_Given material_:
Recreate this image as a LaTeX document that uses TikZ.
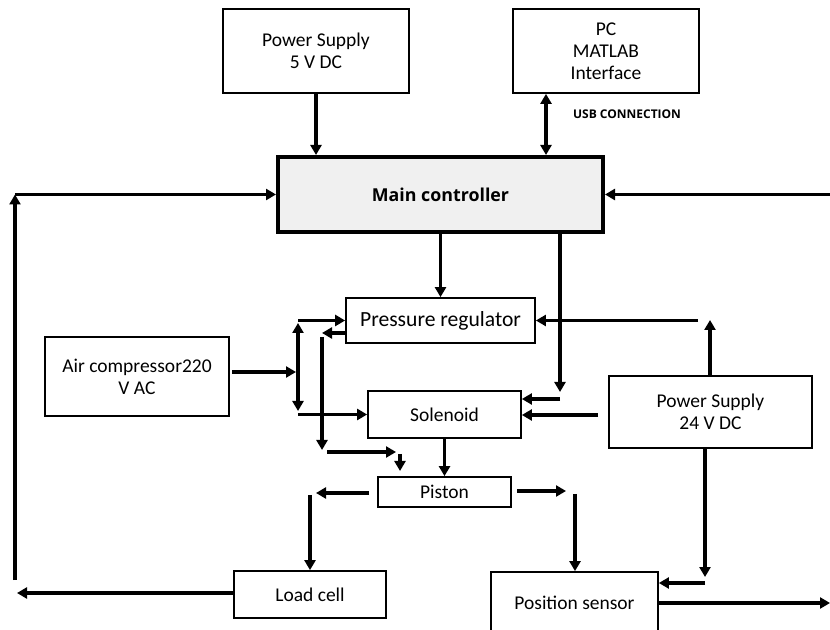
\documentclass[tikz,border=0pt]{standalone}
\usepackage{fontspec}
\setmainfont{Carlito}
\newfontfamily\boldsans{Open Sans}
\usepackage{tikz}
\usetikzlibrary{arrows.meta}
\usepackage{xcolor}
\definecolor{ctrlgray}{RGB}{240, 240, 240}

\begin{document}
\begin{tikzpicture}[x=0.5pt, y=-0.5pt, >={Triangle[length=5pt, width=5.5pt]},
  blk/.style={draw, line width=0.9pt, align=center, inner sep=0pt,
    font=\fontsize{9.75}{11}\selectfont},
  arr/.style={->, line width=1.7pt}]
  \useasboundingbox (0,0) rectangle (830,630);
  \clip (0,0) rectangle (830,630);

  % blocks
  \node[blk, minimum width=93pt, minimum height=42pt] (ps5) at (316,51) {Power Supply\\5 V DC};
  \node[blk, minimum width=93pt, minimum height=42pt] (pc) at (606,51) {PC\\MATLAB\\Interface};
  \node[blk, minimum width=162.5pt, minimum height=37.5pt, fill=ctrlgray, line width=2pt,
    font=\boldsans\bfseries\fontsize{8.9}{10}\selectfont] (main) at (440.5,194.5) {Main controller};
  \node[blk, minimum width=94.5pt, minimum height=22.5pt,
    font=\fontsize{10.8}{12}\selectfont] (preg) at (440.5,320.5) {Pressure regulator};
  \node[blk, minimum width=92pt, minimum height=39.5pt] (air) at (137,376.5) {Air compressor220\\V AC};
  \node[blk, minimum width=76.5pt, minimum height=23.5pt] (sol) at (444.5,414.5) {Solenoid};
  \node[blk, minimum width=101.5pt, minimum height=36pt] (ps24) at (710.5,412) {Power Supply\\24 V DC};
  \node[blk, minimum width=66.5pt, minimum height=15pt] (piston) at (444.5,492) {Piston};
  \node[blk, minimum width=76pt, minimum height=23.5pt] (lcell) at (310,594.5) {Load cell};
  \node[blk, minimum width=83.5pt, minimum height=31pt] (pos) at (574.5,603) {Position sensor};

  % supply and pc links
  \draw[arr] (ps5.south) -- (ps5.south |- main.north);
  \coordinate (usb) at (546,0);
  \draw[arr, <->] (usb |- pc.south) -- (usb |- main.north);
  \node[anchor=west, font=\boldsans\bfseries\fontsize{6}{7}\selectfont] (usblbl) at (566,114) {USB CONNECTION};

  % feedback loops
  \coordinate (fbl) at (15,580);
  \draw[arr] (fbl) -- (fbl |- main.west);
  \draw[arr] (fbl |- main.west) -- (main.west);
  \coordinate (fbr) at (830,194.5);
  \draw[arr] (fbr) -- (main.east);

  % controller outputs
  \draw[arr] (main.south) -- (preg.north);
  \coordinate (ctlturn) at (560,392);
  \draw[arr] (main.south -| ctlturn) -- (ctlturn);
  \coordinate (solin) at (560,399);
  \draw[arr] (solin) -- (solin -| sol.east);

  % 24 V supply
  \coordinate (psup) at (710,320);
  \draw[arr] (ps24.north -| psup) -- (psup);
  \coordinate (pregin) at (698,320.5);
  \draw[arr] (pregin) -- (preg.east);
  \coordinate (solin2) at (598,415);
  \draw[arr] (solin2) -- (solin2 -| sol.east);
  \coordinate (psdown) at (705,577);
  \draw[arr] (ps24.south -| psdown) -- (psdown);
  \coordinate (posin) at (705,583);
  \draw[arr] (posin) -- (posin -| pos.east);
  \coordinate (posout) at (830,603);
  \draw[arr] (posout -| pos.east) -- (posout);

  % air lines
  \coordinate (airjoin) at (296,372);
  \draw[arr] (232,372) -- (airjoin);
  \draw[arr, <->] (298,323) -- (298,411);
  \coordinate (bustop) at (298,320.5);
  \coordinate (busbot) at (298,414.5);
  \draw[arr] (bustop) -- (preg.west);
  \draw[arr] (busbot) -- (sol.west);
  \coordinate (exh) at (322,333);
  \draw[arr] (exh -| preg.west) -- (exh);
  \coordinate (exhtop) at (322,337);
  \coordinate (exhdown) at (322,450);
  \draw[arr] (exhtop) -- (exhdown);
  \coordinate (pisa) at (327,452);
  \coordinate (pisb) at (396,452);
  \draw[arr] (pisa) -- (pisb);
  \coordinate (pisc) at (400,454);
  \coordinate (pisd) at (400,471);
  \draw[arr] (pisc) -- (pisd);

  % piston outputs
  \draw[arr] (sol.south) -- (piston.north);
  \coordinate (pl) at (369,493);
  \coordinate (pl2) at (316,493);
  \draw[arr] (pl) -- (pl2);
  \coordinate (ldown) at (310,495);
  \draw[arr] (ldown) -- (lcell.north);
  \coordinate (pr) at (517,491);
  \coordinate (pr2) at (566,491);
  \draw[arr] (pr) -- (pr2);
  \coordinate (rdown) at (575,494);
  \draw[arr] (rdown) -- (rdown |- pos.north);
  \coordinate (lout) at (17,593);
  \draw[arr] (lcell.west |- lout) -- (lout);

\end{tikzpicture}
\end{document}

_Request_:
Write out the material above once more, exactly as it reads, with no pictures.

_Answer to the task_:
Recreate this image as a LaTeX document that uses TikZ.
\documentclass[tikz,border=0pt]{standalone}
\usepackage{fontspec}
\setmainfont{Carlito}
\newfontfamily\boldsans{Open Sans}
\usepackage{tikz}
\usetikzlibrary{arrows.meta}
\usepackage{xcolor}
\definecolor{ctrlgray}{RGB}{240, 240, 240}

\begin{document}
\begin{tikzpicture}[x=0.5pt, y=-0.5pt, >={Triangle[length=5pt, width=5.5pt]},
  blk/.style={draw, line width=0.9pt, align=center, inner sep=0pt,
    font=\fontsize{9.75}{11}\selectfont},
  arr/.style={->, line width=1.7pt}]
  \useasboundingbox (0,0) rectangle (830,630);
  \clip (0,0) rectangle (830,630);

  % blocks
  \node[blk, minimum width=93pt, minimum height=42pt] (ps5) at (316,51) {Power Supply\\5 V DC};
  \node[blk, minimum width=93pt, minimum height=42pt] (pc) at (606,51) {PC\\MATLAB\\Interface};
  \node[blk, minimum width=162.5pt, minimum height=37.5pt, fill=ctrlgray, line width=2pt,
    font=\boldsans\bfseries\fontsize{8.9}{10}\selectfont] (main) at (440.5,194.5) {Main controller};
  \node[blk, minimum width=94.5pt, minimum height=22.5pt,
    font=\fontsize{10.8}{12}\selectfont] (preg) at (440.5,320.5) {Pressure regulator};
  \node[blk, minimum width=92pt, minimum height=39.5pt] (air) at (137,376.5) {Air compressor220\\V AC};
  \node[blk, minimum width=76.5pt, minimum height=23.5pt] (sol) at (444.5,414.5) {Solenoid};
  \node[blk, minimum width=101.5pt, minimum height=36pt] (ps24) at (710.5,412) {Power Supply\\24 V DC};
  \node[blk, minimum width=66.5pt, minimum height=15pt] (piston) at (444.5,492) {Piston};
  \node[blk, minimum width=76pt, minimum height=23.5pt] (lcell) at (310,594.5) {Load cell};
  \node[blk, minimum width=83.5pt, minimum height=31pt] (pos) at (574.5,603) {Position sensor};

  % supply and pc links
  \draw[arr] (ps5.south) -- (ps5.south |- main.north);
  \coordinate (usb) at (546,0);
  \draw[arr, <->] (usb |- pc.south) -- (usb |- main.north);
  \node[anchor=west, font=\boldsans\bfseries\fontsize{6}{7}\selectfont] (usblbl) at (566,114) {USB CONNECTION};

  % feedback loops
  \coordinate (fbl) at (15,580);
  \draw[arr] (fbl) -- (fbl |- main.west);
  \draw[arr] (fbl |- main.west) -- (main.west);
  \coordinate (fbr) at (830,194.5);
  \draw[arr] (fbr) -- (main.east);

  % controller outputs
  \draw[arr] (main.south) -- (preg.north);
  \coordinate (ctlturn) at (560,392);
  \draw[arr] (main.south -| ctlturn) -- (ctlturn);
  \coordinate (solin) at (560,399);
  \draw[arr] (solin) -- (solin -| sol.east);

  % 24 V supply
  \coordinate (psup) at (710,320);
  \draw[arr] (ps24.north -| psup) -- (psup);
  \coordinate (pregin) at (698,320.5);
  \draw[arr] (pregin) -- (preg.east);
  \coordinate (solin2) at (598,415);
  \draw[arr] (solin2) -- (solin2 -| sol.east);
  \coordinate (psdown) at (705,577);
  \draw[arr] (ps24.south -| psdown) -- (psdown);
  \coordinate (posin) at (705,583);
  \draw[arr] (posin) -- (posin -| pos.east);
  \coordinate (posout) at (830,603);
  \draw[arr] (posout -| pos.east) -- (posout);

  % air lines
  \coordinate (airjoin) at (296,372);
  \draw[arr] (232,372) -- (airjoin);
  \draw[arr, <->] (298,323) -- (298,411);
  \coordinate (bustop) at (298,320.5);
  \coordinate (busbot) at (298,414.5);
  \draw[arr] (bustop) -- (preg.west);
  \draw[arr] (busbot) -- (sol.west);
  \coordinate (exh) at (322,333);
  \draw[arr] (exh -| preg.west) -- (exh);
  \coordinate (exhtop) at (322,337);
  \coordinate (exhdown) at (322,450);
  \draw[arr] (exhtop) -- (exhdown);
  \coordinate (pisa) at (327,452);
  \coordinate (pisb) at (396,452);
  \draw[arr] (pisa) -- (pisb);
  \coordinate (pisc) at (400,454);
  \coordinate (pisd) at (400,471);
  \draw[arr] (pisc) -- (pisd);

  % piston outputs
  \draw[arr] (sol.south) -- (piston.north);
  \coordinate (pl) at (369,493);
  \coordinate (pl2) at (316,493);
  \draw[arr] (pl) -- (pl2);
  \coordinate (ldown) at (310,495);
  \draw[arr] (ldown) -- (lcell.north);
  \coordinate (pr) at (517,491);
  \coordinate (pr2) at (566,491);
  \draw[arr] (pr) -- (pr2);
  \coordinate (rdown) at (575,494);
  \draw[arr] (rdown) -- (rdown |- pos.north);
  \coordinate (lout) at (17,593);
  \draw[arr] (lcell.west |- lout) -- (lout);

\end{tikzpicture}
\end{document}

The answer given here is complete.